Topics: railroad safety, worker hours, train operations, telephone dispatch

Summary

Background

A railroad company and one of its switch tenders are the center of this dispute. The railroad operated a yard near Bloomington, Illinois, with three small shanties that ran day and night. Two men alternated twelve-hour shifts in each shanty. The shanties had telephones on the same circuit tied to the Yard Master’s office, and the switch tenders used those phones to receive and pass along orders affecting the movement of interstate trains. A lower court found the railroad violated the Hours of Service Act and assessed a one-hundred-dollar penalty, a decision the appeals court later affirmed.

Reasoning

The key question was whether the nine-hour limit in the statute applied to these switch tenders who used a telephone in continuously operated shanties. The Court focused on both where the employee worked and what the employee did. It held that the law covers employees who, while stationed in continuously operating places, use the telegraph or telephone to dispatch, receive, or deliver orders that affect train movements.
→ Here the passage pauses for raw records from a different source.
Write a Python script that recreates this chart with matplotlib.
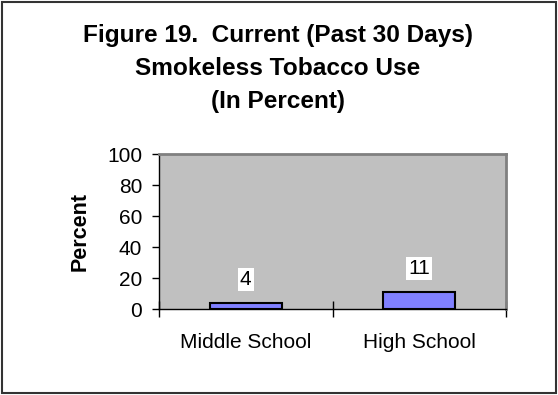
import matplotlib
matplotlib.use("Agg")
import matplotlib.pyplot as plt
from matplotlib.patches import Rectangle

categories = ["Middle School", "High School"]
values = [4, 11]
yticks = [0, 20, 40, 60, 80, 100]
title = "Figure 19.  Current (Past 30 Days)\nSmokeless Tobacco Use\n(In Percent)"

plt.rcParams["font.family"] = ["Liberation Sans", "DejaVu Sans"]

fig = plt.figure(figsize=(5.58, 3.95), dpi=100)
fig.patch.set_facecolor("white")

# outer frame around the whole figure
fig.patches.append(Rectangle((0.004, 0.005), 0.992, 0.99, transform=fig.transFigure,
                             fill=False, edgecolor="#333333", linewidth=1.5))

fig.text(0.498, 0.7266, title, ha="center", va="baseline", fontsize=17.6,
         fontweight="bold", linespacing=1.55)

ax = fig.add_axes([0.285, 0.2177, 0.622, 0.3924])
ax.set_facecolor("#C0C0C0")

x = list(range(len(categories)))
bars = ax.bar(x, values, width=0.415, color="#8080FF", edgecolor="black", linewidth=1.5,
              zorder=3)

for xi, v in zip(x, values):
    ax.annotate(str(v), (xi, v), xytext=(0, 17), textcoords="offset points",
                ha="center", va="center", fontsize=15,
                bbox=dict(boxstyle="square,pad=0.1", facecolor="white", edgecolor="none"))

ax.set_xlim(-0.5, len(categories) - 0.5)
ax.set_ylim(0, 100)
ax.set_yticks(yticks)
ax.set_xticks(x)
ax.set_xticklabels(categories)
ax.set_xticks([i - 0.5 for i in range(len(categories) + 1)], minor=True)
ax.tick_params(axis="x", which="major", length=0, pad=17, labelsize=15)
ax.tick_params(axis="x", which="minor", length=11, direction="inout", width=1)
ax.tick_params(axis="y", length=5, direction="out", width=1, pad=7, labelsize=15)

for side in ("top", "right"):
    ax.spines[side].set_color("#808080")
    ax.spines[side].set_linewidth(2)
for side in ("left", "bottom"):
    ax.spines[side].set_color("black")
    ax.spines[side].set_linewidth(1)

ax.set_ylabel("Percent", fontsize=15.5, fontweight="bold")
ax.yaxis.set_label_coords(-0.196, 0.5)

fig.savefig("out.png", dpi=100)
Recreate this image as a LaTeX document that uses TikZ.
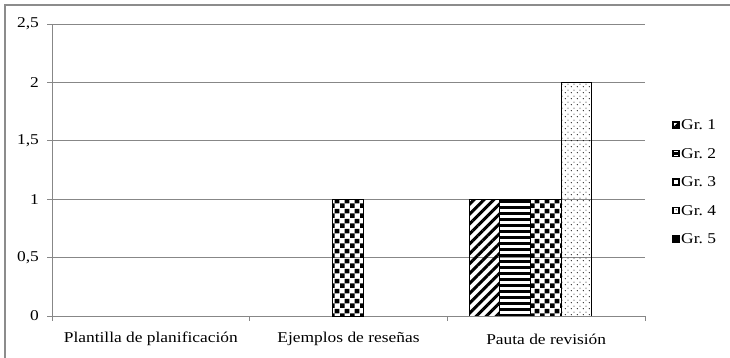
\documentclass[tikz,border=0pt]{standalone}
\usepackage{fontspec}
\setmainfont{Liberation Serif}[FakeStretch=1.16]
\usetikzlibrary{patterns.meta}

% Fill patterns of the five groups
\tikzdeclarepattern{
  name=checkerfive, type=uncolored,
  bounding box={(0pt,0pt) and (10pt,10pt)}, tile size={(10pt,10pt)},
  code={\fill (0pt,0pt) rectangle (5pt,5pt); \fill (5pt,5pt) rectangle (10pt,10pt);}
}
\tikzdeclarepattern{
  name=sparsedots, type=uncolored,
  bounding box={(0pt,0pt) and (6pt,6pt)}, tile size={(6pt,6pt)},
  code={\fill (1.5pt,1.5pt) circle (0.65pt); \fill (4.5pt,4.5pt) circle (0.65pt);}
}

\begin{document}
\begin{tikzpicture}[x=1pt,y=-1pt,font=\fontsize{15}{18}\selectfont]
    \tikzstyle{grid}=[draw=black!47,line width=1pt]
    \tikzstyle{bar}=[draw=black,line width=0.9pt]
    \tikzstyle{grone}=[pattern={Lines[angle=45,distance=7pt,line width=3pt]}]
    \tikzstyle{grtwo}=[pattern={Lines[angle=0,distance=6pt,line width=3pt]}]
    \tikzstyle{grthree}=[pattern=checkerfive]
    \tikzstyle{grfour}=[pattern=sparsedots]
    \tikzstyle{grfive}=[fill=black]
    \tikzstyle{key}=[draw=black,line width=1.1pt]
    \tikzstyle{keythree}=[line width=1.5pt]

    \useasboundingbox (0,0) rectangle (730,357);

    % Outer frame
    \draw[draw=black!45,line width=1.3pt] (5,5) rectangle (745,375);

    % Grid lines and value labels
    \foreach \v/\lab in {0/0,0.5/{0,5},1/1,1.5/{1,5},2/2,2.5/{2,5}} {
        \draw[grid] (47,{316-116.8*\v}) -- (645,{316-116.8*\v});
        \node[anchor=east,inner sep=0pt] (V-\v) at (39,{316-116.8*\v}) {\lab};
    }

    % Axes and category ticks
    \draw[grid] (52,24) -- (52,316);
    \foreach \c in {0,1,2,3}
        \draw[grid] ({52+197.67*\c},316) -- ({52+197.67*\c},321);

    % Bars: Ejemplos de reseñas
    \draw[bar,grthree] (332.9,316) rectangle (363.5,{316-116.8*1});

    % Bars: Pauta de revisión
    \draw[bar,grone]   (469.3,316) rectangle (499.9,{316-116.8*1});
    \draw[bar,grtwo]   (499.9,316) rectangle (530.5,{316-116.8*1});
    \draw[bar,grthree] (530.5,316) rectangle (561.1,{316-116.8*1});
    \draw[bar,grfour]  (561.1,316) rectangle (591.7,{316-116.8*2});
    \draw[grid] (447.3,316) -- (645,316);

    % Category labels
    \node (C-1) at (150.8,339) {Plantilla de planificación};
    \node (C-2) at (348.5,339) {Ejemplos de reseñas};
    \node (C-3) at (546.2,339) {Pauta de revisión};

    % Legend
    \foreach \g/\st [count=\i] in {1/grone,2/grtwo,3/keythree,4/grfour,5/grfive} {
        \draw[key,\st] (673,{125+28.5*(\i-1)-3}) rectangle (679,{125+28.5*(\i-1)+3});
        \node[anchor=west,inner sep=0pt] (L-\g) at (681,{125+28.5*(\i-1)}) {Gr.~\g};
    }
\end{tikzpicture}
\end{document}
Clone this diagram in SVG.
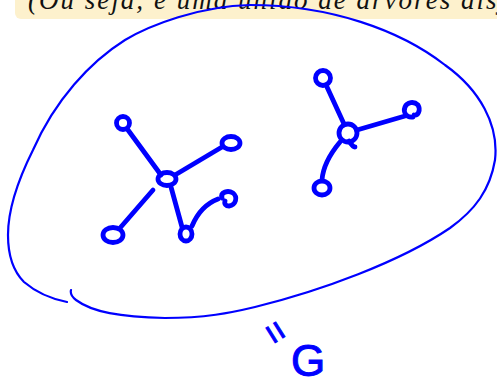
<svg xmlns="http://www.w3.org/2000/svg" width="497" height="380" viewBox="0 0 497 380">
<style>
.note{fill:#fdf1cd;stroke:none}
.notetxt{font-family:"Liberation Serif",serif;font-style:italic;font-size:27px;fill:#111}
.outline{fill:none;stroke:#0000ff;stroke-width:2.2;stroke-linecap:round;stroke-linejoin:round}
.edge{fill:none;stroke:#0000ff;stroke-width:4.8;stroke-linecap:round;stroke-linejoin:round}
.node{fill:none;stroke:#0000ff;stroke-width:4.8;stroke-linecap:round}
.hand{fill:#0000ff;stroke:#0000ff;font-family:"Liberation Sans",sans-serif}
</style>
<rect class="note" x="15" y="-20" width="500" height="39" rx="6"/>
<text class="notetxt" x="28" y="9" textLength="478" lengthAdjust="spacing">(Ou seja, é uma união de árvores disj</text>

<path class="outline" d="M71,290 C70,294 72,297 76,300 C92,312 120,317 165,318 C205,318 230,313 255,307 C320,291 400,262 450,228 C475,210 490,190 495,160 C499,125 480,90 445,65 C400,30 330,5 250,5 C200,6 150,25 125,40 C90,62 55,100 33,150 C18,180 8,210 8,235 C8,255 12,270 24,282 C38,294 52,299 67,302"/>

<g id="connectors">
<path class="edge" d="M128,130 L161,175"/>
<path class="edge" d="M175,175 L222,147"/>
<path class="edge" d="M153,190 L120,228"/>
<path class="edge" d="M171,187 L182,227"/>
<path class="edge" d="M192,226 C197,214 205,204 218,199"/>
<path class="edge" d="M327,87 L344,124"/>
<path class="edge" d="M357,130 L405,116"/>
<path class="edge" d="M340,142 C330,154 323,166 322,180"/>
</g>

<g id="n1"><circle class="node" cx="123" cy="123" r="6.5"/></g>
<g id="n2"><ellipse class="node" cx="167" cy="179" rx="9" ry="6.5"/></g>
<g id="n3"><ellipse class="node" cx="231" cy="143" rx="9" ry="6.5"/></g>
<g id="n4"><ellipse class="node" cx="113" cy="235" rx="10" ry="7.5"/></g>
<g id="n5"><ellipse class="node" cx="186" cy="234" rx="6" ry="7"/></g>
<g id="n6"><path class="node" d="M222,198 C220,192 228,190 233,193 C238,197 236,205 229,206 C226,206 224,204 225,201"/></g>
<g id="m1"><circle class="node" cx="323" cy="78" r="7.5"/></g>
<g id="m2"><ellipse class="node" cx="348" cy="133" rx="9" ry="9"/><path class="node" d="M349,141 C352,146 354,147 355,147"/></g>
<g id="m3"><path class="node" d="M413,117 C406,118 403,112 405,107 C407,102 414,101 418,105 C421,110 418,116 414,115"/></g>
<g id="m4"><ellipse class="node" cx="322" cy="188" rx="8" ry="7"/></g>

<text class="hand" font-size="36" stroke-width="1" transform="translate(276,332) rotate(58)" text-anchor="middle" dominant-baseline="central">=</text>
<text class="hand" x="291" y="376" font-size="44" stroke-width="1">G</text>
</svg>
Because the switch tender here used the telephone to receive and deliver orders about train movements, worked twelve consecutive hours, and there was no emergency, the railroad violated the statute. The Court therefore affirmed the judgment and penalty.

Real world impact

The ruling enforces the statute’s safety purpose by limiting how long rail employees who handle telephone orders for train movements may remain on duty. Railroads must staff and schedule yard telephone and switching positions to avoid nine-plus-hour shifts for such roles to reduce fatigue and promote safer train operations.